Figure scripts
________

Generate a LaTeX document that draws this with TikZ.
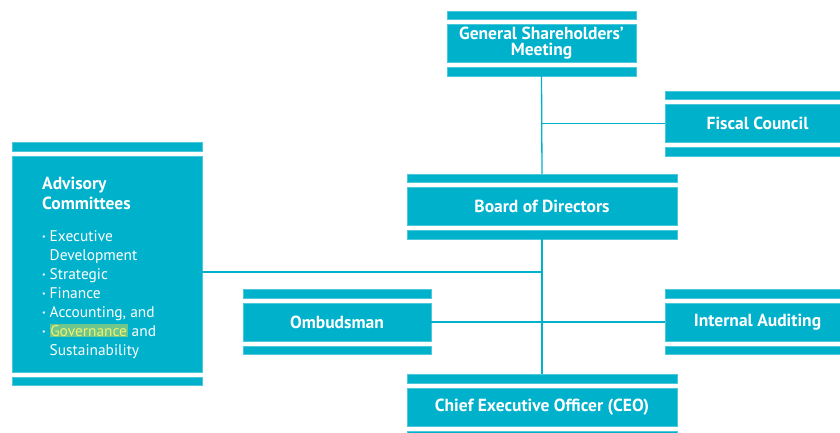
\documentclass[tikz,border=0pt]{standalone}
\usepackage{fontspec}
\setmainfont{PT Sans}
\usetikzlibrary{positioning}
\definecolor{teal}{RGB}{0,177,204}
\definecolor{hlgreen}{RGB}{112,198,140}
\definecolor{hlyellow}{RGB}{236,242,112}
\tikzset{
  unit/.style={fill=teal, draw=teal!70!white, line width=0.4pt, inner sep=0pt,
    minimum height=38pt, text=white, align=center,
    font=\bfseries\fontsize{17.5}{16}\selectfont},
  bar/.style={fill=teal, draw=teal!70!white, line width=0.4pt, inner sep=0pt,
    minimum height=8.5pt},
  link/.style={draw=teal, line width=1.3pt},
  advhead/.style={anchor=base west, inner sep=0pt, text=white,
    font=\bfseries\fontsize{17.5}{20}\selectfont},
  advitem/.style={anchor=base west, inner sep=0pt, text=white,
    font=\fontsize{15.4}{19}\selectfont},
}
% a box with a thin bar above and below it
\newcommand{\orgbox}[5]{% name, x, y, width, text
  \node[unit, minimum width=#4] (#1) at (#2,#3) {#5};
  \node[bar, minimum width=#4, above=4.5pt of #1] (#1T) {};
  \node[bar, minimum width=#4, below=4.5pt of #1] (#1B) {};
}
\newcommand{\bul}{\makebox[7.5pt][l]{\raisebox{1.5pt}{\fontsize{8}{8}\selectfont•}}}
\begin{document}
\begin{tikzpicture}[x=1pt,y=-1pt]
\useasboundingbox (0,0) rectangle (840,432);
\clip (0,0) rectangle (840,432);

\orgbox{gsm}{541.5}{43.5}{189pt}{General Shareholders’\\Meeting}
\orgbox{fiscal}{757.5}{123.5}{185pt}{Fiscal Council}
\orgbox{board}{542}{206.5}{270pt}{Board of Directors}
\orgbox{omb}{337}{322}{188pt}{Ombudsman}
\orgbox{audit}{757.5}{322}{185pt}{Internal Auditing}
\orgbox{ceo}{542}{407}{270pt}{Chief Executive Officer (CEO)}

% advisory committees block
\node[unit, minimum width=190pt, minimum height=216pt] (adv) at (107,264) {};
\node[bar, minimum width=190pt, above=4.5pt of adv] (advT) {};
\node[bar, minimum width=190pt, below=4.5pt of adv] (advB) {};
\node[advhead] (advh1) at (42,189) {Advisory};
\node[advhead] (advh2) at (42,209) {Committees};
\node[advitem] (advi1) at (42,241) {\bul Executive};
\node[advitem] (advi2) at (42,260) {\hspace*{7.5pt}Development};
\node[advitem] (advi3) at (42,279) {\bul Strategic};
\node[advitem] (advi4) at (42,298) {\bul Finance};
\node[advitem] (advi5) at (42,317) {\bul Accounting, and};
\node[advitem] (advi6) at (42,336) {\bul{\setlength{\fboxsep}{0.6pt}\colorbox{hlgreen}{\textcolor{hlyellow}{Governance}}} and};
\node[advitem] (advi7) at (42,355) {\hspace*{7.5pt}Sustainability};

% reporting lines
\draw[link] (gsmB.south) -- (boardT.north);
\draw[link] (boardB.south) -- (ceoT.north);
\draw[link] (fiscal.west) -- (fiscal.west -| gsmB.south);
\draw[link] ([yshift=-8pt]adv.east) -- ([yshift=-8pt]adv.east -| boardB.south);
\draw[link] (omb.east) -- (audit.west);
\end{tikzpicture}
\end{document}
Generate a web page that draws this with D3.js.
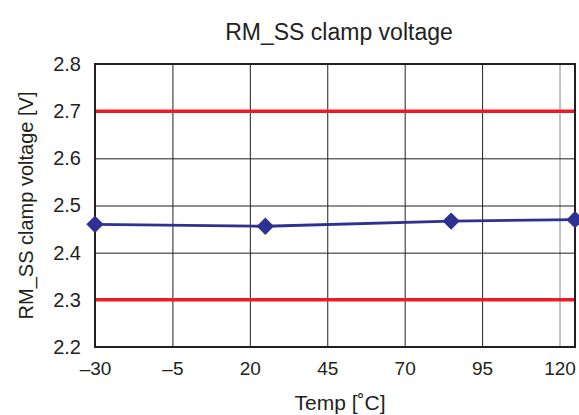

________

• **PROBLEM DESCRIPTION**: Reproduce all entries without any change, and omit the pictures.

• **SOLUTION TO THE PROBLEM**:
Generate a LaTeX document that draws this with TikZ.
\documentclass[tikz,border=0pt]{standalone}
\usepackage{fontspec}
\setmainfont{PT Sans}
\usetikzlibrary{positioning}
\definecolor{teal}{RGB}{0,177,204}
\definecolor{hlgreen}{RGB}{112,198,140}
\definecolor{hlyellow}{RGB}{236,242,112}
\tikzset{
  unit/.style={fill=teal, draw=teal!70!white, line width=0.4pt, inner sep=0pt,
    minimum height=38pt, text=white, align=center,
    font=\bfseries\fontsize{17.5}{16}\selectfont},
  bar/.style={fill=teal, draw=teal!70!white, line width=0.4pt, inner sep=0pt,
    minimum height=8.5pt},
  link/.style={draw=teal, line width=1.3pt},
  advhead/.style={anchor=base west, inner sep=0pt, text=white,
    font=\bfseries\fontsize{17.5}{20}\selectfont},
  advitem/.style={anchor=base west, inner sep=0pt, text=white,
    font=\fontsize{15.4}{19}\selectfont},
}
% a box with a thin bar above and below it
\newcommand{\orgbox}[5]{% name, x, y, width, text
  \node[unit, minimum width=#4] (#1) at (#2,#3) {#5};
  \node[bar, minimum width=#4, above=4.5pt of #1] (#1T) {};
  \node[bar, minimum width=#4, below=4.5pt of #1] (#1B) {};
}
\newcommand{\bul}{\makebox[7.5pt][l]{\raisebox{1.5pt}{\fontsize{8}{8}\selectfont•}}}
\begin{document}
\begin{tikzpicture}[x=1pt,y=-1pt]
\useasboundingbox (0,0) rectangle (840,432);
\clip (0,0) rectangle (840,432);

\orgbox{gsm}{541.5}{43.5}{189pt}{General Shareholders’\\Meeting}
\orgbox{fiscal}{757.5}{123.5}{185pt}{Fiscal Council}
\orgbox{board}{542}{206.5}{270pt}{Board of Directors}
\orgbox{omb}{337}{322}{188pt}{Ombudsman}
\orgbox{audit}{757.5}{322}{185pt}{Internal Auditing}
\orgbox{ceo}{542}{407}{270pt}{Chief Executive Officer (CEO)}

% advisory committees block
\node[unit, minimum width=190pt, minimum height=216pt] (adv) at (107,264) {};
\node[bar, minimum width=190pt, above=4.5pt of adv] (advT) {};
\node[bar, minimum width=190pt, below=4.5pt of adv] (advB) {};
\node[advhead] (advh1) at (42,189) {Advisory};
\node[advhead] (advh2) at (42,209) {Committees};
\node[advitem] (advi1) at (42,241) {\bul Executive};
\node[advitem] (advi2) at (42,260) {\hspace*{7.5pt}Development};
\node[advitem] (advi3) at (42,279) {\bul Strategic};
\node[advitem] (advi4) at (42,298) {\bul Finance};
\node[advitem] (advi5) at (42,317) {\bul Accounting, and};
\node[advitem] (advi6) at (42,336) {\bul{\setlength{\fboxsep}{0.6pt}\colorbox{hlgreen}{\textcolor{hlyellow}{Governance}}} and};
\node[advitem] (advi7) at (42,355) {\hspace*{7.5pt}Sustainability};

% reporting lines
\draw[link] (gsmB.south) -- (boardT.north);
\draw[link] (boardB.south) -- (ceoT.north);
\draw[link] (fiscal.west) -- (fiscal.west -| gsmB.south);
\draw[link] ([yshift=-8pt]adv.east) -- ([yshift=-8pt]adv.east -| boardB.south);
\draw[link] (omb.east) -- (audit.west);
\end{tikzpicture}
\end{document}
Generate a web page that draws this with D3.js.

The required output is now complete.